Pesquisa da USP revela que perda de floresta responde por 74,5% da redução de chuvas na estação seca; alerta aponta riscos graves já para 2035
O período de estiagem na Amazônia brasileira está cada vez mais severo e a temperatura do bioma aumentou 2 °C entre 1985 e 2020, segundo estudo liderado por cientistas da Universidade de São Paulo (USP) e publicado na revista Nature. A análise de 35 anos de dados de desmatamento, temperatura e chuvas mostrou que a supressão da floresta é responsável por 74,5% da redução das chuvas e 16,5% do aumento da temperatura durante a seca.
Os pesquisadores dividiram o território amazônico em 29 blocos de análise de 300 km por 300 km, cruzando informações climáticas com dados de cobertura vegetal do MapBiomas. O mapeamento em alta resolução (30 metros) permitiu constatar que mesmo pequenas perdas de vegetação — a partir de 10% da cobertura nativa — já provocam quedas bruscas na precipitação e aquecimento local.
Alerta para 2035
O estudo aponta que, se o ritmo atual de devastação e as emissões globais de gases de efeito estufa continuarem, a região pode chegar a um nível de estresse climático profundo já em 2035, com secas mais longas e intensas. Hoje, a média de perda de cobertura florestal é de 19%, mas há áreas com até 80% de desmatamento.
“A Amazônia já está impactada e não há margem para novos fatores de estresse. Precisamos reverter esse processo”, afirmou o professor Marco Franco, do Instituto de Astronomia da USP, principal autor do estudo. Segundo ele, a seca na floresta aumenta em média 12 dias a cada década.

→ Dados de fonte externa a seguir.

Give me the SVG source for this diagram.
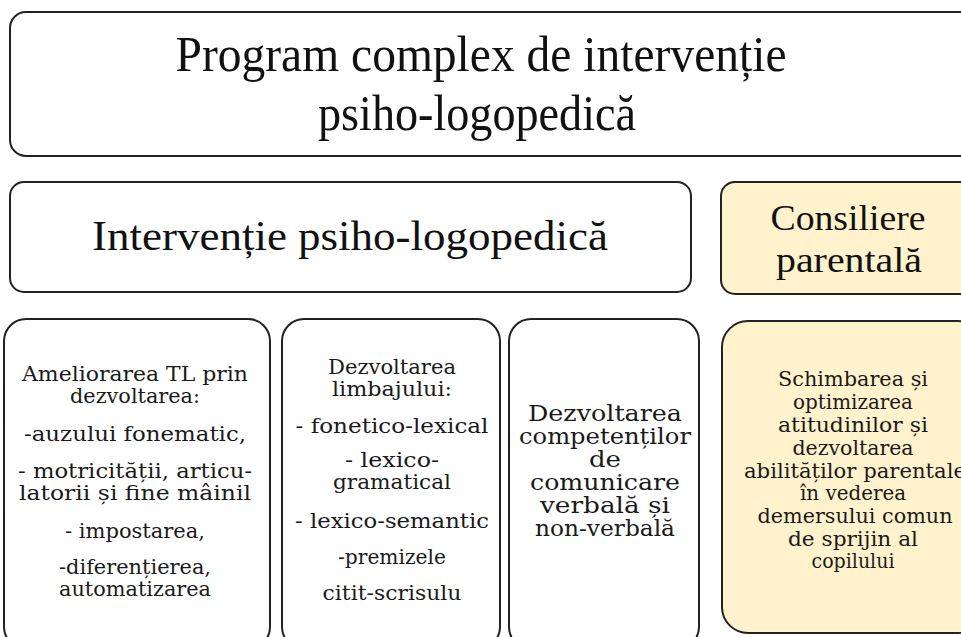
<svg xmlns="http://www.w3.org/2000/svg" width="961" height="637" viewBox="0 0 961 637">
  <style>
    .box { fill: #ffffff; stroke: #222222; stroke-width: 2; }
    .beige { fill: #FFF2CC; stroke: #222222; stroke-width: 2; }
    .title { font-family: "Liberation Serif", serif; fill: #111111; text-anchor: middle; }
    .body { font-family: "DejaVu Serif", "Liberation Serif", serif; font-size: 20.5px; fill: #1a1a1a; text-anchor: middle; }
    .big { font-size: 21.5px; }
  </style>
  <rect width="961" height="637" fill="#ffffff"/>

  <g id="program">
    <rect class="box" x="10" y="12" width="990" height="144" rx="16" ry="16"/>
    <text class="title" x="481" y="71" font-size="50" textLength="611" lengthAdjust="spacingAndGlyphs">Program complex de intervenție</text>
    <text class="title" x="477" y="130" font-size="50" textLength="318" lengthAdjust="spacingAndGlyphs">psiho-logopedică</text>
  </g>

  <g id="interventie">
    <rect class="box" x="10" y="182" width="681" height="110" rx="14" ry="14"/>
    <text class="title" x="350" y="250" font-size="42" textLength="516" lengthAdjust="spacingAndGlyphs">Intervenție psiho-logopedică</text>
  </g>

  <g id="consiliere">
    <rect class="beige" x="721" y="182" width="280" height="112" rx="14" ry="14"/>
    <text class="title" x="848" y="230" font-size="36" textLength="155" lengthAdjust="spacingAndGlyphs">Consiliere</text>
    <text class="title" x="849" y="272" font-size="36" textLength="146" lengthAdjust="spacingAndGlyphs">parentală</text>
  </g>

  <g id="ameliorarea">
    <rect class="box" x="4" y="319" width="266" height="330" rx="22" ry="22"/>
    <text class="body" x="135" y="381" textLength="226" lengthAdjust="spacingAndGlyphs">Ameliorarea TL prin</text>
    <text class="body" x="135" y="403" textLength="130" lengthAdjust="spacingAndGlyphs">dezvoltarea:</text>
    <text class="body" x="135" y="441" textLength="222" lengthAdjust="spacingAndGlyphs">-auzului fonematic,</text>
    <text class="body" x="135" y="478" textLength="234" lengthAdjust="spacingAndGlyphs">- motricității, articu-</text>
    <text class="body" x="135" y="500" textLength="232" lengthAdjust="spacingAndGlyphs">latorii și fine  mâinil</text>
    <text class="body" x="135" y="538" textLength="140" lengthAdjust="spacingAndGlyphs">- impostarea,</text>
    <text class="body" x="135" y="574" textLength="152" lengthAdjust="spacingAndGlyphs">-diferențierea,</text>
    <text class="body" x="135" y="596" textLength="152" lengthAdjust="spacingAndGlyphs">automatizarea</text>
  </g>

  <g id="limbaj">
    <rect class="box" x="282" y="319" width="218" height="330" rx="22" ry="22"/>
    <text class="body" x="392" y="374" textLength="128" lengthAdjust="spacingAndGlyphs">Dezvoltarea</text>
    <text class="body" x="392" y="396" textLength="120" lengthAdjust="spacingAndGlyphs">limbajului:</text>
    <text class="body" x="392" y="433" textLength="193" lengthAdjust="spacingAndGlyphs">- fonetico-lexical</text>
    <text class="body" x="392" y="467" textLength="94" lengthAdjust="spacingAndGlyphs">- lexico-</text>
    <text class="body" x="392" y="489" textLength="118" lengthAdjust="spacingAndGlyphs">gramatical</text>
    <text class="body" x="392" y="528" textLength="194" lengthAdjust="spacingAndGlyphs">- lexico-semantic</text>
    <text class="body" x="392" y="564" textLength="108" lengthAdjust="spacingAndGlyphs">-premizele</text>
    <text class="body" x="392" y="600" textLength="139" lengthAdjust="spacingAndGlyphs">citit-scrisulu</text>
  </g>

  <g id="comunicare">
    <rect class="box" x="509" y="319" width="190" height="330" rx="22" ry="22"/>
    <text class="body big" x="605" y="421" textLength="154" lengthAdjust="spacingAndGlyphs">Dezvoltarea</text>
    <text class="body big" x="605" y="444" textLength="172" lengthAdjust="spacingAndGlyphs">competenților</text>
    <text class="body big" x="605" y="467" textLength="32" lengthAdjust="spacingAndGlyphs">de</text>
    <text class="body big" x="605" y="490" textLength="150" lengthAdjust="spacingAndGlyphs">comunicare</text>
    <text class="body big" x="605" y="513" textLength="130" lengthAdjust="spacingAndGlyphs">verbală și</text>
    <text class="body big" x="605" y="536" textLength="140" lengthAdjust="spacingAndGlyphs">non-verbală</text>
  </g>

  <g id="schimbarea">
    <rect class="beige" x="722" y="321" width="262" height="312" rx="26" ry="26"/>
    <text class="body" x="853" y="386" textLength="150" lengthAdjust="spacingAndGlyphs">Schimbarea și</text>
    <text class="body" x="853" y="409" textLength="120" lengthAdjust="spacingAndGlyphs">optimizarea</text>
    <text class="body" x="853" y="432" textLength="150" lengthAdjust="spacingAndGlyphs">atitudinilor și</text>
    <text class="body" x="853" y="455" textLength="121" lengthAdjust="spacingAndGlyphs">dezvoltarea</text>
    <text class="body" x="855" y="478" textLength="222" lengthAdjust="spacingAndGlyphs">abilităților parentale</text>
    <text class="body" x="853" y="500" textLength="106" lengthAdjust="spacingAndGlyphs">în vederea</text>
    <text class="body" x="855" y="523" textLength="195" lengthAdjust="spacingAndGlyphs">demersului comun</text>
    <text class="body" x="853" y="546" textLength="130" lengthAdjust="spacingAndGlyphs">de sprijin al</text>
    <text class="body" x="853" y="568" textLength="83" lengthAdjust="spacingAndGlyphs">copilului</text>
  </g>

  <g id="connectors"></g>
</svg>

Consequências para clima e economia
Os dados mostram que as chuvas diminuíram cerca de 21 milímetros por ano na estação seca, sendo 15,8 mm atribuídos ao desmatamento. A temperatura máxima subiu 2 °C no período, com o impacto variando conforme a região: na Amazônia oriental, menos desmatada, o aquecimento é mais influenciado pelas emissões globais; no sudeste do bioma, como em Santarém (PA), o efeito do desmatamento local é decisivo.
Esse cenário já afeta atividades econômicas, como a produção da safrinha, que apresenta quedas relevantes em áreas do bioma.
Riscos e cooperação internacional
Os autores evitam usar o termo “ponto de não retorno”, mas afirmam que não há mais margem segura para exploração intensiva. Projetos como minas e usinas podem desequilibrar ainda mais o sistema climático regional.
Para o professor Luiz Machado, que coordenou o levantamento, os resultados dão subsídios para políticas públicas e negociações internacionais. “Agora conseguimos mensurar nosso papel no desmatamento e dialogar com o mundo sobre o impacto das emissões globais na floresta”, destacou.
A Amazônia perdeu 14% da vegetação nativa entre 1985 e 2023, o equivalente a 553 mil km² — área do tamanho da França. A pastagem foi a principal causa, mas queimadas e avanço agrícola continuam ameaçando o bioma, apesar da redução no ritmo do desmatamento nos últimos dois anos.